How well has Corporate India done in the last decade? That question throws up some surprising answers. Taking the 1,000 largest companies, whose detailed numbers will be published by Business Standard later this month, their turnover quadrupled to Rs 12,09,000 crore (or Rs 12.1 trillion) in the 10 years to 2004-05 -- which works out to an annual average growth rate of 15 per cent.

Net profits grew marginally faster, at just under 16 per cent annually. In the same period, the Indian economy grew in nominal terms to 3.75 times its 1994-95 size -- at an annual average rate (including inflation) of 14 per cent.

In short, the largest companies in India did only fractionally better than the economy as a whole. What is important to note is that the large companies are in manufacturing and services, whereas GDP includes slow-moving agriculture as well.

Non-agricultural GDP, therefore, seems to have been growing faster than the largest companies -- and this is the real surprise. Additionally, since profitability numbers were by and large the same at the end as at the start (8.9 per cent of turnover, from 8.3 per cent), Corporate India has little to brag about.

How does one explain these trends? Perhaps the churn in the corporate sector that has been induced by the reform process and the birth of more competitive markets, has meant that some giants of yore have slipped in performance -- like Indian Iron, Nocil, FACT, ITI and Escorts, all of which ranked in the first 50 in 1994-95 and figure much lower in the Business Standard Research Bureau's current rankings.

A second explanation could be that small and medium firms have been doing better than the large ones -- but the figures tell us the opposite. For instance, the largest firms have grown much faster (some quintupling in size) than those ranked just above the 1,000 mark.

Indeed, the company ranked 1,000 today is not even twice the size of the one with the same rank a decade ago.

A more plausible explanation could be that industry as a whole has not grown faster than GDP during the past decade, so one should not expect companies to have done much better; but that raises the question about firms in the rapidly growing service sector.

Whatever the complexities in trying to explain the numbers, the truth is that the average Indian corporate giant has been an average performer in the last 10 years. In short, let's cut the hype.

There is a slight improvement in profits, of course -- but at least in the latter half of the period, this has been entirely on account of saving on labour costs. As Business Standard has reported, the share of labour in total cost dropped between 2000-01 and 2004-05 by 1.41 percentage points to 8.13 per cent (calculated for a larger sample of over 3,000 firms).

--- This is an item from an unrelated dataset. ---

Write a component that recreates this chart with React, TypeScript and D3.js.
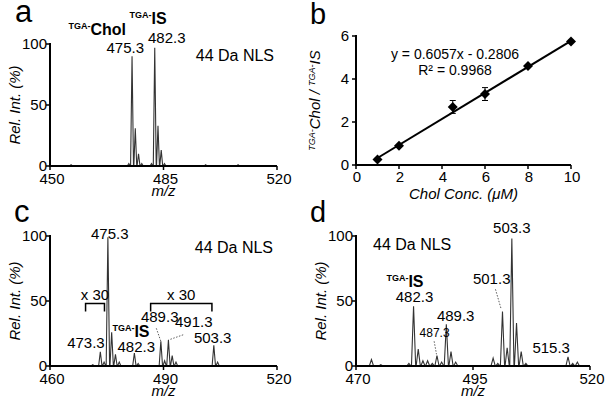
import React from "react";
import * as d3 from "d3";

// ---------- DATA ----------
// Panel a peaks: [m/z, rel. intensity %]
const peaksA: [number, number][] = [
  [456.5, 1], [474.3, 2], [475.3, 90], [476.3, 31], [477.3, 10], [478.3, 2],
  [481.3, 2], [482.3, 97], [483.3, 33], [484.3, 13], [485.3, 2],
  [498.0, 1], [508.0, 1],
];
// Panel c peaks
const peaksC: [number, number][] = [
  [471.3, 1], [473.3, 11], [474.3, 3], [475.3, 99], [476.3, 26], [477.3, 9], [478.3, 3],
  [482.3, 10], [483.3, 2], [489.3, 19], [490.3, 4], [491.3, 20], [492.3, 8], [493.3, 3],
  [503.3, 16], [504.3, 3],
];
// Panel d peaks
const peaksD: [number, number][] = [
  [473.3, 5], [475.3, 1], [481.3, 2], [482.3, 46], [483.3, 13], [484.3, 4], [485.3, 4], [486.3, 2],
  [487.3, 8], [488.3, 3], [489.3, 32], [490.3, 11], [491.3, 3],
  [499.3, 6], [500.3, 2], [501.3, 42], [502.3, 14], [503.3, 98], [504.3, 33], [505.3, 11], [506.3, 2],
  [515.3, 7], [516.3, 2], [517.3, 3],
];
// Panel b calibration
const concB = [1, 2, 4.5, 6, 8, 10];
const ratioB = [0.26, 0.9, 2.7, 3.3, 4.6, 5.75];
const errB = [0.05, 0.05, 0.3, 0.3, 0.05, 0.05];
const slopeB = 0.6057;
const interceptB = -0.2806;
const xTicksB = [0, 2, 4, 6, 8, 10];
const yTicksB = [0, 2, 4, 6];
const yTicksSpec = [0, 50, 100];
const xTicksA = [450, 485, 520];
const xTicksC = [460, 490, 520];
const xTicksD = [470, 495, 520];

const FONT = "'Liberation Sans', Arial, Helvetica, sans-serif";
const PEAK_HALF_WIDTH = 0.45;

function spectrumPath(peaks: [number, number][], x: d3.ScaleLinear<number, number>, y: d3.ScaleLinear<number, number>) {
  const [d0, d1] = x.domain();
  const pts: [number, number][] = [[d0, 0]];
  [...peaks].sort((a, b) => a[0] - b[0]).forEach(([m, h]) => {
    pts.push([m - PEAK_HALF_WIDTH, 0], [m, h], [m + PEAK_HALF_WIDTH, 0]);
  });
  pts.push([d1, 0]);
  const line = d3.line<[number, number]>().x((d) => x(d[0])).y((d) => y(d[1]));
  return line(pts) || "";
}

function SpecAxes({ x, y, xticks }: { x: d3.ScaleLinear<number, number>; y: d3.ScaleLinear<number, number>; xticks: number[] }) {
  const [r0, r1] = x.range();
  const y0 = y(0);
  const yTop = y(100);
  return (
    <g>
      <line x1={r0} x2={r0} y1={yTop - 1} y2={y0 + 1} stroke="#000" strokeWidth={2} />
      <line x1={r0 - 1} x2={r1} y1={y0} y2={y0} stroke="#000" strokeWidth={2} />
      {yTicksSpec.map((t) => (
        <g key={"y" + t}>
          <line x1={r0 - 4} x2={r0} y1={y(t)} y2={y(t)} stroke="#000" strokeWidth={1.5} />
          <text x={r0 - 3} y={y(t) + 5} textAnchor="end" fontSize={15}>{t}</text>
        </g>
      ))}
      {xticks.map((t) => (
        <g key={"x" + t}>
          <line x1={x(t)} x2={x(t)} y1={y0} y2={y0 + 4} stroke="#000" strokeWidth={1.5} />
          <text x={x(t) + 2} y={y0 + 18} textAnchor="middle" fontSize={15}>{t}</text>
        </g>
      ))}
      <text x={(r0 + r1) / 2} y={y0 + 30} textAnchor="middle" fontSize={15} fontStyle="italic">m/z</text>
      <text transform={`translate(${r0 - 30},${(y0 + yTop) / 2}) rotate(-90)`} textAnchor="middle" fontSize={15} fontStyle="italic">Rel. Int. (%)</text>
    </g>
  );
}

export default function App() {
  // Panel a
  const xA = d3.scaleLinear().domain([450, 520]).range([50, 277]);
  const yA = d3.scaleLinear().domain([0, 100]).range([166, 44]);
  // Panel c
  const xC = d3.scaleLinear().domain([460, 520]).range([50, 277]);
  const yC = d3.scaleLinear().domain([0, 100]).range([366, 236]);
  // Panel d
  const xD = d3.scaleLinear().domain([470, 520]).range([356, 590]);
  const yD = d3.scaleLinear().domain([0, 100]).range([366, 236]);
  // Panel b
  const xB = d3.scaleLinear().domain([0, 10]).range([356, 571]);
  const yB = d3.scaleLinear().domain([0, 6]).range([165, 36]);

  const fitX = [concB[0], concB[concB.length - 1]];
  const diamond = (cx: number, cy: number, r: number) => `M${cx},${cy - r}L${cx + r},${cy}L${cx},${cy + r}L${cx - r},${cy}Z`;

  const sub = (label: string, main: string, x: number, y: number, anchor: "start" | "middle" = "start") => (
    <text x={x} y={y} fontWeight="bold" textAnchor={anchor}>
      <tspan fontSize={9} dy={-6}>{label}</tspan>
      <tspan fontSize={16} dy={6}>{main}</tspan>
    </text>
  );

  return (
    <svg width={607} height={406} style={{ position: "absolute", left: 0, top: 0, background: "#fff", fontFamily: FONT }}>
      <rect width={607} height={406} fill="#fff" />
      {/* panel letters */}
      <text x={15} y={22} fontSize={31}>a</text>
      <text x={310} y={24} fontSize={29}>b</text>
      <text x={14} y={222} fontSize={31}>c</text>
      <text x={310} y={222} fontSize={29}>d</text>

      {/* ---------- Panel a ---------- */}
      <path d={spectrumPath(peaksA, xA, yA)} fill="none" stroke="#333" strokeWidth={1.1} />
      <SpecAxes x={xA} y={yA} xticks={xTicksA} />
      <text x={274} y={61} textAnchor="end" fontSize={16}>44 Da NLS</text>
      {sub("TGA-", "Chol", xA(455.7), yA(107))}
      {sub("TGA-", "IS", xA(474.5), yA(116))}
      <text x={xA(473.2)} y={yA(93)} textAnchor="middle" fontSize={15}>475.3</text>
      <text x={xA(486)} y={yA(101)} textAnchor="middle" fontSize={15}>482.3</text>

      {/* ---------- Panel b ---------- */}
      <line x1={xB(0)} x2={xB(0)} y1={yB(6) - 1} y2={yB(0) + 1} stroke="#000" strokeWidth={2} />
      <line x1={xB(0) - 1} x2={xB(10)} y1={yB(0)} y2={yB(0)} stroke="#000" strokeWidth={2} />
      {yTicksB.map((t) => (
        <g key={"by" + t}>
          <line x1={xB(0) - 4} x2={xB(0)} y1={yB(t)} y2={yB(t)} stroke="#000" strokeWidth={1.5} />
          <text x={xB(0) - 7} y={yB(t) + 5} textAnchor="end" fontSize={15}>{t}</text>
        </g>
      ))}
      {xTicksB.map((t) => (
        <g key={"bx" + t}>
          <line x1={xB(t)} x2={xB(t)} y1={yB(0)} y2={yB(0) + 4} stroke="#000" strokeWidth={1.5} />
          <text x={xB(t) + 1} y={yB(0) + 17} textAnchor="middle" fontSize={15}>{t}</text>
        </g>
      ))}
      <line x1={xB(fitX[0])} y1={yB(slopeB * fitX[0] + interceptB)} x2={xB(fitX[1])} y2={yB(slopeB * fitX[1] + interceptB)} stroke="#000" strokeWidth={2} />
      {concB.map((c, i) => (
        <g key={"pt" + i}>
          <line x1={xB(c)} x2={xB(c)} y1={yB(ratioB[i] - errB[i])} y2={yB(ratioB[i] + errB[i])} stroke="#000" strokeWidth={1} />
          <line x1={xB(c) - 3} x2={xB(c) + 3} y1={yB(ratioB[i] + errB[i])} y2={yB(ratioB[i] + errB[i])} stroke="#000" strokeWidth={1} />
          <line x1={xB(c) - 3} x2={xB(c) + 3} y1={yB(ratioB[i] - errB[i])} y2={yB(ratioB[i] - errB[i])} stroke="#000" strokeWidth={1} />
          <path d={diamond(xB(c), yB(ratioB[i]), 5)} fill="#000" />
        </g>
      ))}
      <text x={455} y={59} textAnchor="middle" fontSize={14}>y = 0.6057x - 0.2806</text>
      <text x={455} y={75} textAnchor="middle" fontSize={14}>R² = 0.9968</text>
      <text x={(xB(0) + xB(10)) / 2} y={199} textAnchor="middle" fontSize={15} fontStyle="italic">Chol Conc. (μM)</text>
      <text transform={`translate(${320},${(yB(0) + yB(6)) / 2}) rotate(-90)`} textAnchor="middle" fontStyle="italic">
        <tspan fontSize={9} dy={-5}>TGA-</tspan>
        <tspan fontSize={15} dy={5}>Chol / </tspan>
        <tspan fontSize={9} dy={-5}>TGA-</tspan>
        <tspan fontSize={15} dy={5}>IS</tspan>
      </text>

      {/* ---------- Panel c ---------- */}
      <path d={spectrumPath(peaksC, xC, yC)} fill="none" stroke="#333" strokeWidth={1.1} />
      <SpecAxes x={xC} y={yC} xticks={xTicksC} />
      <text x={273} y={253} textAnchor="end" fontSize={16}>44 Da NLS</text>
      <text x={xC(475.8)} y={yC(98)} textAnchor="middle" fontSize={15}>475.3</text>
      <text x={xC(469.5)} y={yC(14)} textAnchor="middle" fontSize={15}>473.3</text>
      {sub("TGA-", "IS", xC(476.5), yC(22))}
      <text x={xC(482.8)} y={yC(11)} textAnchor="middle" fontSize={15}>482.3</text>
      <text x={xC(489)} y={yC(34)} textAnchor="middle" fontSize={15}>489.3</text>
      <text x={xC(498)} y={yC(30)} textAnchor="middle" fontSize={15}>491.3</text>
      <text x={xC(503)} y={yC(18)} textAnchor="middle" fontSize={15}>503.3</text>
      <line x1={xC(488.1)} y1={yC(29)} x2={xC(489.3)} y2={yC(19)} stroke="#333" strokeWidth={0.8} strokeDasharray="1.5,1.5" />
      <line x1={xC(495.2)} y1={yC(24)} x2={xC(491.3)} y2={yC(20)} stroke="#333" strokeWidth={0.8} strokeDasharray="1.5,1.5" />
      {/* x30 brackets */}
      {[[469.4, 474.4], [486.6, 502.8]].map(([a, b], i) => (
        <g key={"br" + i}>
          <path d={`M${xC(a)},${yC(42)}V${yC(48)}H${xC(b)}V${yC(42)}`} fill="none" stroke="#000" strokeWidth={1.5} />
          <text x={(xC(a) + xC(b)) / 2} y={yC(51)} textAnchor="middle" fontSize={15}>x 30</text>
        </g>
      ))}

      {/* ---------- Panel d ---------- */}
      <path d={spectrumPath(peaksD, xD, yD)} fill="none" stroke="#333" strokeWidth={1.1} />
      <SpecAxes x={xD} y={yD} xticks={xTicksD} />
      <text x={373} y={250} fontSize={16}>44 Da NLS</text>
      <text x={xD(503.3)} y={yD(102)} textAnchor="middle" fontSize={15}>503.3</text>
      <text x={xD(499)} y={yD(63)} textAnchor="middle" fontSize={15}>501.3</text>
      <line x1={xD(499.8)} y1={yD(59)} x2={xD(501)} y2={yD(44)} stroke="#333" strokeWidth={0.8} strokeDasharray="1.5,1.5" />
      {sub("TGA-", "IS", xD(476.5), yD(61))}
      <text x={xD(482.5)} y={yD(49)} textAnchor="middle" fontSize={15}>482.3</text>
      <text x={xD(491.3)} y={yD(35)} textAnchor="middle" fontSize={15}>489.3</text>
      <text x={xD(486.8)} y={yD(22)} textAnchor="middle" fontSize={12}>487.3</text>
      <line x1={xD(486.7)} y1={yD(19)} x2={xD(487.2)} y2={yD(9)} stroke="#333" strokeWidth={0.8} strokeDasharray="1.5,1.5" />
      <text x={xD(511.7)} y={yD(10)} textAnchor="middle" fontSize={15}>515.3</text>
    </svg>
  );
}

This would explain the improvement in profitability by 0.6 percentage point. Before trade union hackles rise, that does not necessarily mean labour has been squeezed, all it points to are productivity gains and better use of installed capacity.

But it is interesting to note from the pan-Asian salary surveys of recent years that India leads Asia every year in salary hikes (usually in the 15 per cent range). Indeed, anecdotal evidence suggests that senior managers in most cases have done better than that -- reflecting either scarcity or greater competitive pressures (or a weakness of shareholder control).

As we get into the season for third-quarter company results, it would be useful to bear these trends in mind, because Indian companies are entering a new phase. The tear-away profit growth of the past three years, fuelled by lower interest rates, will come to an end.

The substantial cost increases (salaries, raw materials, energy, debt) that are now in evidence cannot always be passed on. Indeed, since many companies are into the investment phase of the business cycle, there will almost certainly be a squeeze on net profit margins as debt levels climb.

As a leading, non-recognised predictor of the stock market, I would think that share prices don't have much room left to climb.